Below are recent courses I’ve recently taught or am prepared to teach:
English 205: Business Communication (Online, Fall 2017 & Summer 2018)
In Business Writing, you will learn to write and discuss workplace documents including emails, memos, letters, resumes, cover letters, proposals, etc. while analyzing effective choices for the purpose, audience, and context. In this section, you will write and revise documents for your own small business, including a business plan, advertisements, job documents, and pitch proposal. Toward the end of the semester, you’ll revise these documents to create a Small Business Starter Pack. Along the way, we’ll consider ethical implications, how to define professionalism, and the ways in which our communication choices affect others in school, the workplace, and in civic life.
English 205: Business Communication (Face to face, Fall 2016-Fall 2017)

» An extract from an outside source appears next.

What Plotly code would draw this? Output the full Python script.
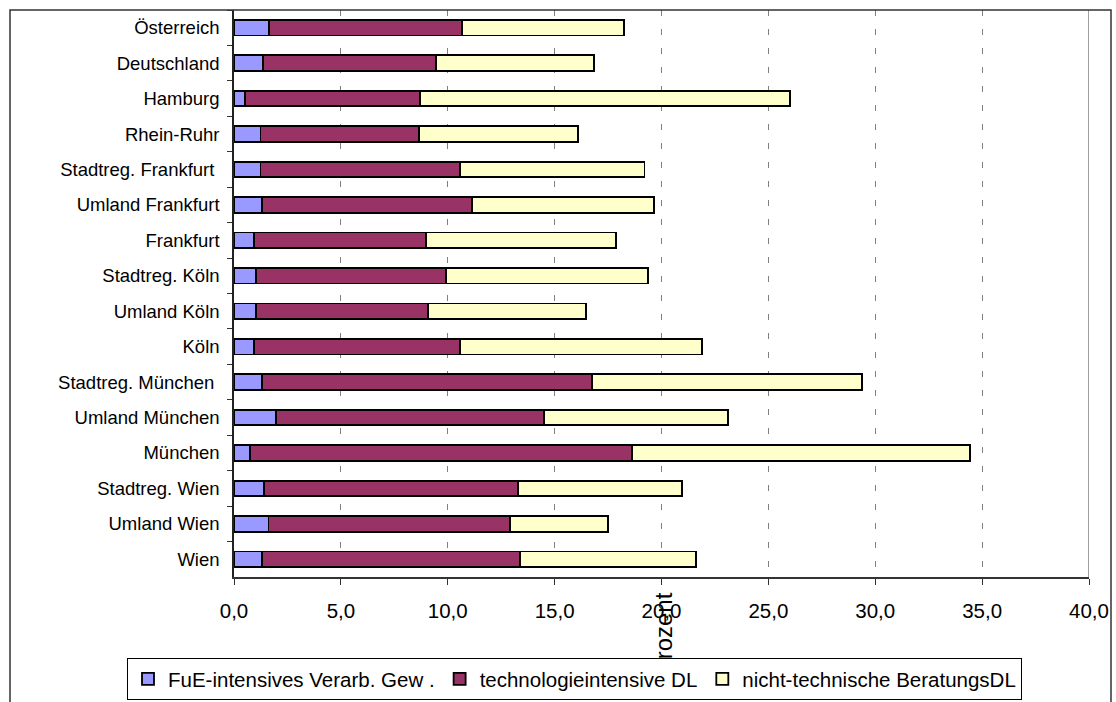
import plotly.graph_objects as go

# Regions, top to bottom
regions = [
    "Österreich", "Deutschland", "Hamburg", "Rhein-Ruhr",
    "Stadtreg. Frankfurt\u00a0", "Umland Frankfurt", "Frankfurt",
    "Stadtreg. Köln", "Umland Köln", "Köln",
    "Stadtreg. München\u00a0", "Umland München", "München",
    "Stadtreg. Wien", "Umland Wien", "Wien",
]

# Shares in percent per sector
fue_verarb = [1.63, 1.35, 0.50, 1.24, 1.24, 1.32, 0.94, 1.04, 1.04, 0.94,
              1.32, 1.97, 0.76, 1.41, 1.61, 1.31]
tech_dl = [9.05, 8.11, 8.21, 7.40, 9.34, 9.81, 8.04, 8.89, 8.05, 9.64,
           15.43, 12.54, 17.86, 11.87, 11.29, 12.08]
beratung_dl = [7.58, 7.40, 17.31, 7.46, 8.62, 8.52, 8.89, 9.45, 7.37, 11.31,
               12.62, 8.61, 15.80, 7.68, 4.61, 8.24]

series_names = ["FuE-intensives Verarb. Gew .", "technologieintensive DL",
                "nicht-technische BeratungsDL"]
series_values = [fue_verarb, tech_dl, beratung_dl]
series_colors = ["#9999FF", "#993366", "#FFFFCC"]

x_ticks = [0, 5, 10, 15, 20, 25, 30, 35, 40]
axis_title = "Prozent"

W, H = 1116, 702
ML, MR, MT, MB = 234, 27, 10, 125
PW, PH = W - ML - MR, H - MT - MB


def px_x(p):
    return (p - ML) / PW


def px_y(p):
    return (H - MB - p) / PH


FONT = "Liberation Sans, Arial, sans-serif"

fig = go.Figure()
for name, vals, col in zip(series_names, series_values, series_colors):
    fig.add_trace(go.Bar(
        y=regions, x=vals, name=name, orientation="h",
        marker=dict(color=col, line=dict(color="black", width=1.8)),
        hoverinfo="x+y+name",
    ))

fig.update_layout(
    width=W, height=H,
    margin=dict(l=ML, r=MR, t=MT, b=MB, pad=0, autoexpand=False),
    paper_bgcolor="white", plot_bgcolor="white",
    barmode="stack", bargap=0.56,
    separators=",.",
    font=dict(family=FONT, color="black"),
    showlegend=True,
    legend=dict(
        orientation="h", traceorder="normal",
        x=px_x(127), xanchor="left", y=px_y(658), yanchor="top",
        bgcolor="white", bordercolor="black", borderwidth=1,
        font=dict(size=20.5, family=FONT, color="black"),
    ),
)

fig.update_xaxes(
    range=[0, 40], tickvals=x_ticks, tickformat=".1f",
    showgrid=True, gridcolor="#808080", gridwidth=1, griddash="6px,13px",
    zeroline=False, automargin=False,
    showline=True, linecolor="#333333", linewidth=1.5,
    ticks="outside", ticklen=6, tickcolor="#333333", tickwidth=1,
    tickfont=dict(size=20.5, family=FONT, color="black"),
    ticklabelstandoff=9,
)
fig.update_yaxes(
    type="category", autorange="reversed", automargin=False,
    showgrid=False, zeroline=False,
    showline=True, linecolor="#222222", linewidth=1.5,
    ticks="outside", ticklen=5, tickcolor="#333333", tickwidth=1,
    tickson="boundaries",
    tickfont=dict(size=18.5, family=FONT, color="black"),
    ticklabelstandoff=9,
)

# Solid right edge of the plot area
fig.add_shape(type="line", xref="x", yref="paper", x0=40, x1=40, y0=0, y1=1,
              line=dict(color="#808080", width=1.5), layer="above")

# Outer chart frame
fig.add_shape(type="rect", xref="paper", yref="paper",
              x0=px_x(10), x1=px_x(1111), y0=px_y(10), y1=px_y(712),
              line=dict(color="#333333", width=1.5), fillcolor="rgba(0,0,0,0)",
              layer="above")

# Rotated axis title (drawn in the plot layer so the legend sits over it)
fig.add_shape(type="rect", xref="x", yref="paper",
              x0=19, x1=21, y0=px_y(680), y1=px_y(588),
              line=dict(width=0), fillcolor="rgba(0,0,0,0)", layer="above",
              label=dict(text=axis_title, textangle=-90,
                         textposition="middle center",
                         font=dict(size=24, family=FONT, color="black")))

fig.write_html("out.html")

In Business Writing, we will focus on writing memos, letters, emails, resumes, cover letters, business reports, and other types of professional correspondence while analyzing effective choices for the purpose, audience, and context. We’ll also practice organizing and completing team projects, as well as individual and group presentations. Along the way, we’ll consider ethical implications, how to define professionalism, and the ways in which our communication choices affect others in school, the workplace, and in civic life.
Advanced Technical Communication – UW FLEXible Option (Summer 2016)
In this set of competencies, you will enhance and refine what you learned in the Introduction to Business and Technical Communication course in several ways. You will demonstrate your understanding of processes for revising and editing, show your facility for researching business cases, master the fundamentals of designing and testing documents, and conclude with a demonstration of your enhanced overall skills as a researcher, writer, and designer. In these competency sets, you will report on a typical document lifecycle at your organization, research business cases, user test a series of documents and make revisions based on test results, and create a portfolio of your FLEX work to present
Information Design – UW FLEXible Option (Summer 2016)
You are surrounded by design. The skills that you’ll develop in this course will allow you to see that every document that you encounter or produce has a purpose and whether that purpose is achieved or not is largely dependent on design. This ability to recognize, analyze and evaluate not just text content but also design is instrumental in producing holistically successful documents.
Our course will explore practical skills and theoretical knowledge of visually designing and displaying complex information. We will begin by examining design theories and conventions, and then put these skills into practice by applying those theories to a number of information artifacts. You will also be producing your own design-oriented documents, which will take a number of different forms over the course of the semester, including a design critique, a style sheet, an infographic, and wordless instructions.
Women in Professional Communication – Sample Syllabus Available
In this course, we will examine the role(s) of women and gender in the history, theory, research, and pedagogy of professional, technical, business, and scientific communication. From the beginning of professional communication, women have been active in professional communication (Malone, 2015); however, women’s contributions have not always been acknowledged (Allen, 1990). This course seeks to fill that gap through examining, synthesizing, and evaluating women’s overlooked contributions to the field through both articles by women and through articles about women’s issues, including subjects like workplace sexism, pregnancy, and traditionally gendered technologies like ironing boards and washing machines.